Mais l’entente de principe va quand même beaucoup plus loin que cela. En fait, Radio-Canada et La Presse ont accepté de s’unir en 2001 en mettant tout ce qui les concerne sur la table. L’entente, qui est toujours en vigueur en 2008, démontre que les formes de collaboration entre ces deux acteurs impliquent également le contenu qu’ils produisent. C’est ce qui est clairement dit à la clause 11 :
"Les parties conviennent que la présente entente de collaboration ne se limite pas aux secteurs de la promotion croisée et de l’Internet et pourra donner lieu à des partenariats dans d’autres domaines d’activités (sic) tels la production de contenus, la création et la mise en marché de nouveaux produits médiatiques, et, l’organisation d’événements culturels ou sociaux".
À la lumière des informations contenues dans cette entente de principe que « Le Québécois » a obtenue via la loi d’accès à l’information, il est clair que Radio-Canada, une société d’État qui a toujours subi maintes pressions politiques par le truchement entre autres de son conseil d’administration dont la formation incombe au gouvernement canadien travaille main dans la main avec le principal acteur du groupe de presse ultra fédéraliste Gesca. Cette alliance qui date de 2000-2001 et que les fédéralistes ont tout fait pour garder secrète (et ils dissimulent toujours des documents, rappelons-le) démontre bien qu’ils sont prêts à tout pour enfoncer l’unité canadienne dans le fond de la gorge des Québécois. Il est scandaleux que l’argent des citoyens québécois serve à financer ainsi une telle opération de propagande.
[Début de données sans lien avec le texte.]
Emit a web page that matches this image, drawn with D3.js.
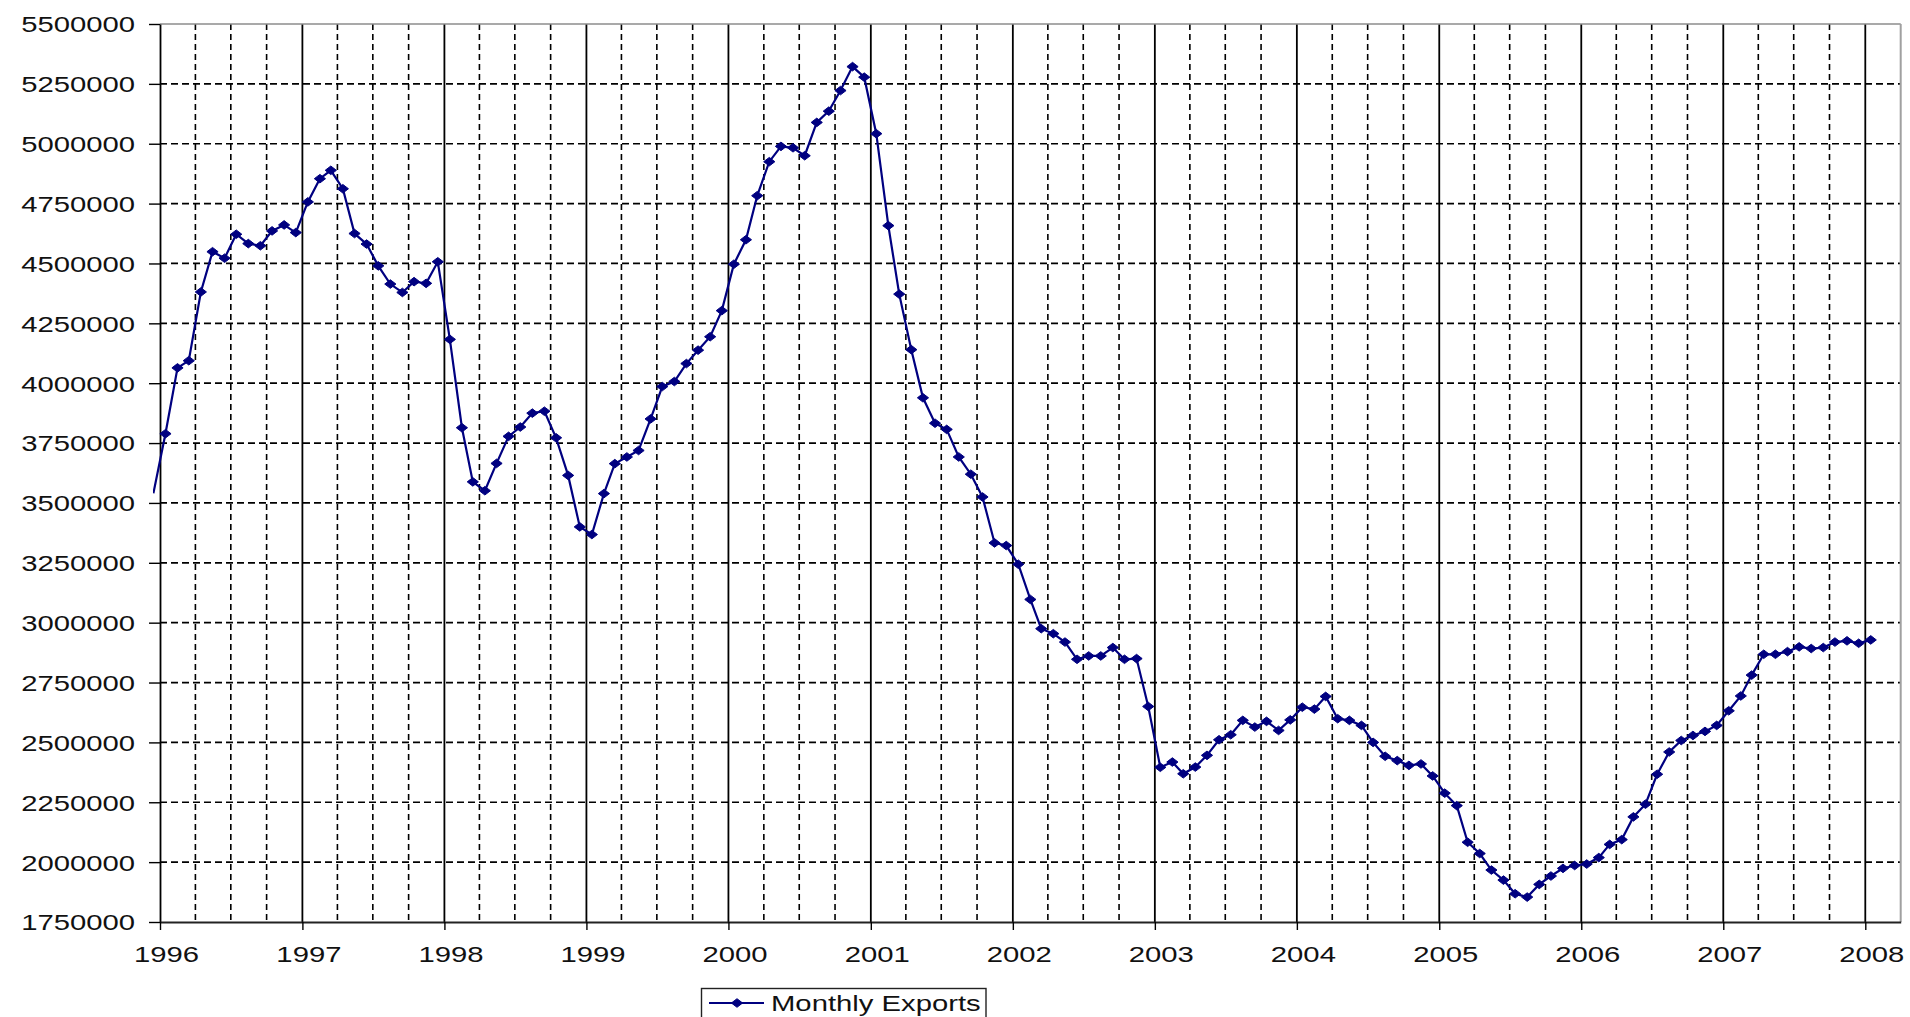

Viendra un jour où il faudra que les indépendantistes se réveillent et acceptent de regarder la réalité en face. Des commandites aux ententes secrètes de Radio-Canada, la preuve est faite que le régime fédéral est prêt à toutes les bassesses pour empêcher le Québec français de prendre son envol. Face à leurs tactiques de propagande, il nous faudra nous outiller, il nous faudra libérer la parole indépendantiste. Là, et seulement là, on pourra espérer réaliser vraiment l’indépendance du Québec.